# START OF Provided data

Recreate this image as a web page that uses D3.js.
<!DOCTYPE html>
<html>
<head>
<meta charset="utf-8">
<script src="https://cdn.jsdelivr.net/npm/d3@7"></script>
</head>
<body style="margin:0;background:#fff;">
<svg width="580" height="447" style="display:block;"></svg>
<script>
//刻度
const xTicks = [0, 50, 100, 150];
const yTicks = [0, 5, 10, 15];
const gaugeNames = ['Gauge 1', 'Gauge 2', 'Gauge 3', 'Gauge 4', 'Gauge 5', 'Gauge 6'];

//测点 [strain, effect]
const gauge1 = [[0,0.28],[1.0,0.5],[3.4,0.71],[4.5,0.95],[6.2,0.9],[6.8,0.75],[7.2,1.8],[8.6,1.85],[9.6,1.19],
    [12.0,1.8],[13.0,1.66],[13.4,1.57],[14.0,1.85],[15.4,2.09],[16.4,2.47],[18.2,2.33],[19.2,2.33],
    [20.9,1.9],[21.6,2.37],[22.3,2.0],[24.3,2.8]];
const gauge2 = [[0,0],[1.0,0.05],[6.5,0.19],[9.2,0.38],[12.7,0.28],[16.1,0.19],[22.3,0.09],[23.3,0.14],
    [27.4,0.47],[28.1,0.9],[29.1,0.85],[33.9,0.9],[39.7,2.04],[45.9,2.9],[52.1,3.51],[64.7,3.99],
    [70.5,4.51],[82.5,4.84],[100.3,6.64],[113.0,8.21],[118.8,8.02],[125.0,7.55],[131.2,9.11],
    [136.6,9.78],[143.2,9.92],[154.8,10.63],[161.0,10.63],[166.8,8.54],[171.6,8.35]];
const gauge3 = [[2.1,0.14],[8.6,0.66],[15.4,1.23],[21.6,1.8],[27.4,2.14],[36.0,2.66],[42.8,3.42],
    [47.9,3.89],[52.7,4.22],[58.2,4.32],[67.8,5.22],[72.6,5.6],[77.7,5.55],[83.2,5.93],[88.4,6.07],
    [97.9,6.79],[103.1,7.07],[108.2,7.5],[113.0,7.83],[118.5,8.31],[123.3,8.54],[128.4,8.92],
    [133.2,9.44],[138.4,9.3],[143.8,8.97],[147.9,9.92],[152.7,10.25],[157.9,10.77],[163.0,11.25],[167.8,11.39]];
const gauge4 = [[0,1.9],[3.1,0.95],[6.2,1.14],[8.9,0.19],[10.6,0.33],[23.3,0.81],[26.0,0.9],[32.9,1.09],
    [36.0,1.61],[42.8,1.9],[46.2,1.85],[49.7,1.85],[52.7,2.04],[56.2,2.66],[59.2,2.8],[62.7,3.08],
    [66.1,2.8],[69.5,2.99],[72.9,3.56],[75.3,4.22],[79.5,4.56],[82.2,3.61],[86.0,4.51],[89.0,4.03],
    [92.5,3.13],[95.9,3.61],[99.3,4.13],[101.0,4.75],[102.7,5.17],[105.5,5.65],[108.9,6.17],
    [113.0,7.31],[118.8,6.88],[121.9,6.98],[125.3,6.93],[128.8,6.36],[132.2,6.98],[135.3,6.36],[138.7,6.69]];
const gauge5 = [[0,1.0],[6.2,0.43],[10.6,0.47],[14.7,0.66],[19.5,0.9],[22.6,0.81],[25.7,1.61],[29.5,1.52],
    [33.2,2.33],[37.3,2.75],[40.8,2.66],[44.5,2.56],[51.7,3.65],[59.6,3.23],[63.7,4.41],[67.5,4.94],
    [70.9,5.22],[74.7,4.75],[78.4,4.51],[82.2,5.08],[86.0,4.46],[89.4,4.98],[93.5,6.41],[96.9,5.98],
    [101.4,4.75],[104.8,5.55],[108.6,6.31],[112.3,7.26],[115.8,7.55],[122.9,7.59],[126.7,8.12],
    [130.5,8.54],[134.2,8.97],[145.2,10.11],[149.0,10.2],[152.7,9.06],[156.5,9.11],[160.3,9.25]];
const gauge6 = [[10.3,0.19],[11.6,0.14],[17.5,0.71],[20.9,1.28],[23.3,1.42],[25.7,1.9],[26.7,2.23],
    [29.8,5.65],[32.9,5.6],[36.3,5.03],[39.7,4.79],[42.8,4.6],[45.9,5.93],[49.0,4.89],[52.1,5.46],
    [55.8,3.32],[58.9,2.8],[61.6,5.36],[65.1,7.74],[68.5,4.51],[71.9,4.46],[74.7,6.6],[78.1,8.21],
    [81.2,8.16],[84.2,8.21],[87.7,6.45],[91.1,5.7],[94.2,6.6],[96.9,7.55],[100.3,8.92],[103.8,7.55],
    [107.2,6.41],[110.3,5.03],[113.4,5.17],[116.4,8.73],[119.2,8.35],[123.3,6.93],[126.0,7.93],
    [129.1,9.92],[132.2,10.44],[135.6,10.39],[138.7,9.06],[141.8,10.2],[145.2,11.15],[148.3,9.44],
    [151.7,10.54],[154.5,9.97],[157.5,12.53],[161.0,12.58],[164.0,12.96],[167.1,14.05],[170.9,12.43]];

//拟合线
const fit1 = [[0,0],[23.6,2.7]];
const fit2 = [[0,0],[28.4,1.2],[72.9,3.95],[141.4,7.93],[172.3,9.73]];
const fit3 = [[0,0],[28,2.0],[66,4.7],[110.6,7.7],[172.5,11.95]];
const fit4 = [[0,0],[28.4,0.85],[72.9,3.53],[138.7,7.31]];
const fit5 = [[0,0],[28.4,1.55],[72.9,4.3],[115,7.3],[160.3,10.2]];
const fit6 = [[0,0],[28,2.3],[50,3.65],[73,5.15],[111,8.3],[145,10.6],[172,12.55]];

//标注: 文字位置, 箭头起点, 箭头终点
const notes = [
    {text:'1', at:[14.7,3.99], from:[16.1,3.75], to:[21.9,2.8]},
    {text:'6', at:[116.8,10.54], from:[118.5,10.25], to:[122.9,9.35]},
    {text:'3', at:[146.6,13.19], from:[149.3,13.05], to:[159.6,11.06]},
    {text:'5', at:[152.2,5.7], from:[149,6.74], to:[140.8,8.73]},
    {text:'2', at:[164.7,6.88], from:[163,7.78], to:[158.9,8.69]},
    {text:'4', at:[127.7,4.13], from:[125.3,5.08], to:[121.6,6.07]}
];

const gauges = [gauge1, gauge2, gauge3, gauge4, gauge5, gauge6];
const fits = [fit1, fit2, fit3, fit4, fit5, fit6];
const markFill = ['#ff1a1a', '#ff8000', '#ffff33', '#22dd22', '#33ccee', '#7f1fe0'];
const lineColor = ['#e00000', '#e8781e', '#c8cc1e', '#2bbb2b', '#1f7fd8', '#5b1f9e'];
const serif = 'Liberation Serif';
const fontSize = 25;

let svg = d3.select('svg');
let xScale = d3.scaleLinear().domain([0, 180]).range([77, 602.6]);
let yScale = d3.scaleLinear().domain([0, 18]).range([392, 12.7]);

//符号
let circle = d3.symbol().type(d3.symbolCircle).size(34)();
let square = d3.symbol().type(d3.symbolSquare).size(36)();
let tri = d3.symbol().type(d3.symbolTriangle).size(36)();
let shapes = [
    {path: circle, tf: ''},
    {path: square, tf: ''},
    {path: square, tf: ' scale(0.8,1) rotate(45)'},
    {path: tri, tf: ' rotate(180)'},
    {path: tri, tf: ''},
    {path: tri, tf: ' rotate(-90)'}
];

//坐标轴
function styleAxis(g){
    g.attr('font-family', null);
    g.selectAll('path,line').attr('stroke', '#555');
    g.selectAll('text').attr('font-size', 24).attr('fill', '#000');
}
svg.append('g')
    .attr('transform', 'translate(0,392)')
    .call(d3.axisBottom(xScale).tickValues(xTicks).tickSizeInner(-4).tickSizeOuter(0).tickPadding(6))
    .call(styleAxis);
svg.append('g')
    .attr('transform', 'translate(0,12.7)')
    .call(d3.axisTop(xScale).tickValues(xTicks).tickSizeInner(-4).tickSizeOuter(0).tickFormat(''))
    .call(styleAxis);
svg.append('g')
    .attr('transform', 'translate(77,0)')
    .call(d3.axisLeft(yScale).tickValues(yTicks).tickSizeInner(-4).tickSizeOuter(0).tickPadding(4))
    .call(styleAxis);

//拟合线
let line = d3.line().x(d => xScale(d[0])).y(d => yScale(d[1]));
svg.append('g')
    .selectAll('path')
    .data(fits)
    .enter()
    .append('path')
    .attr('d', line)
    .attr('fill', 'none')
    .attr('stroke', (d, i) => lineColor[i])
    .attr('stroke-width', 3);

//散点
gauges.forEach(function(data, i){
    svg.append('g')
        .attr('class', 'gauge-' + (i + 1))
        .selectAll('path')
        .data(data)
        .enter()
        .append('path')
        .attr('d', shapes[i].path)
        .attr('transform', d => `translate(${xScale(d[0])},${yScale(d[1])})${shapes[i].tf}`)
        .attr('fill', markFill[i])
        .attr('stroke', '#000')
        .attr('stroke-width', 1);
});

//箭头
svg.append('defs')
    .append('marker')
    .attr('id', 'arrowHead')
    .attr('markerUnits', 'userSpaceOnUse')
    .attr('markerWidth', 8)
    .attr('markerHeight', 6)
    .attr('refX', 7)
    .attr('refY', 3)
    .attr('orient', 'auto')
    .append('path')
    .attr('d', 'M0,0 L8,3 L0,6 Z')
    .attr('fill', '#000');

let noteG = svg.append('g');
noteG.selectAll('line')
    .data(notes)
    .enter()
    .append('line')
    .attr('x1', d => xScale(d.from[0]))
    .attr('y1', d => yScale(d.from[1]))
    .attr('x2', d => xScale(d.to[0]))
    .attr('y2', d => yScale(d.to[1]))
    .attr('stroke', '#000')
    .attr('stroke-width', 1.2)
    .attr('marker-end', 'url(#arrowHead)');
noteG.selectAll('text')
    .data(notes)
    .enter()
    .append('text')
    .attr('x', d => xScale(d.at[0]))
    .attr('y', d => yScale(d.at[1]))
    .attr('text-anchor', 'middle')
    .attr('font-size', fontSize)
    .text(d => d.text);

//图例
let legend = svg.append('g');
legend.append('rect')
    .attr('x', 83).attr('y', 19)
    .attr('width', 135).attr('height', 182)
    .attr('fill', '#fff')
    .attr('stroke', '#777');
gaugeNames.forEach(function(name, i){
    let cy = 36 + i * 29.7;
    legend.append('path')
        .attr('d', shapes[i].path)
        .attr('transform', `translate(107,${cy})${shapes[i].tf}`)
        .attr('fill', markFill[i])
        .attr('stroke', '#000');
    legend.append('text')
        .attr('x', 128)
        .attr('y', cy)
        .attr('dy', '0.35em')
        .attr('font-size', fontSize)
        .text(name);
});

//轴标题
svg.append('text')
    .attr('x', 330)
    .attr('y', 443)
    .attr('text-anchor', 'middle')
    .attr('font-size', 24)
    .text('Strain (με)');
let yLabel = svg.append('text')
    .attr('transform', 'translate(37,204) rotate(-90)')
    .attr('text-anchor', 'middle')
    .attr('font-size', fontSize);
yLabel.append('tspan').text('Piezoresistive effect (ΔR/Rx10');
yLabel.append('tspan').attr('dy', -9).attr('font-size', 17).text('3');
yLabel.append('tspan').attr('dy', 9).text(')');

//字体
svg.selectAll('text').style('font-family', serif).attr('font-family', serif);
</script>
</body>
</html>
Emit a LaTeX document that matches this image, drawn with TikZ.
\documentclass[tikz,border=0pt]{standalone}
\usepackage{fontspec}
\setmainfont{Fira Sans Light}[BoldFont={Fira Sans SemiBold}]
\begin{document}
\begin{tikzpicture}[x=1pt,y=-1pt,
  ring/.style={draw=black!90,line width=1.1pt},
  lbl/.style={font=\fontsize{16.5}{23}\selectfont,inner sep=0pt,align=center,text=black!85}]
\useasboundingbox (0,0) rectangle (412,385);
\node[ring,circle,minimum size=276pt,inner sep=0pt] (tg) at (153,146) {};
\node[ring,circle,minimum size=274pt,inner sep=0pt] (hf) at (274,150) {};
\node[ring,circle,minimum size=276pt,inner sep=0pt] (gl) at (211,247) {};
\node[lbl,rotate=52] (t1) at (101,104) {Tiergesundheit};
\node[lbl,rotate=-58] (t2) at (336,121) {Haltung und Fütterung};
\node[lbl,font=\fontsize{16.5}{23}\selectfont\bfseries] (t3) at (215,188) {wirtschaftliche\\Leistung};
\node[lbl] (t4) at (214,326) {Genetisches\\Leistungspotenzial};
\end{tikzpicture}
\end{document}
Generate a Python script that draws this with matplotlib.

# END OF Provided data

* _What to produce_
Print exactly the lines from the one with "Emit a LaTeX" through the end of the data, inclusive.

* _Response to the task_
Emit a LaTeX document that matches this image, drawn with TikZ.
\documentclass[tikz,border=0pt]{standalone}
\usepackage{fontspec}
\setmainfont{Fira Sans Light}[BoldFont={Fira Sans SemiBold}]
\begin{document}
\begin{tikzpicture}[x=1pt,y=-1pt,
  ring/.style={draw=black!90,line width=1.1pt},
  lbl/.style={font=\fontsize{16.5}{23}\selectfont,inner sep=0pt,align=center,text=black!85}]
\useasboundingbox (0,0) rectangle (412,385);
\node[ring,circle,minimum size=276pt,inner sep=0pt] (tg) at (153,146) {};
\node[ring,circle,minimum size=274pt,inner sep=0pt] (hf) at (274,150) {};
\node[ring,circle,minimum size=276pt,inner sep=0pt] (gl) at (211,247) {};
\node[lbl,rotate=52] (t1) at (101,104) {Tiergesundheit};
\node[lbl,rotate=-58] (t2) at (336,121) {Haltung und Fütterung};
\node[lbl,font=\fontsize{16.5}{23}\selectfont\bfseries] (t3) at (215,188) {wirtschaftliche\\Leistung};
\node[lbl] (t4) at (214,326) {Genetisches\\Leistungspotenzial};
\end{tikzpicture}
\end{document}
Generate a Python script that draws this with matplotlib.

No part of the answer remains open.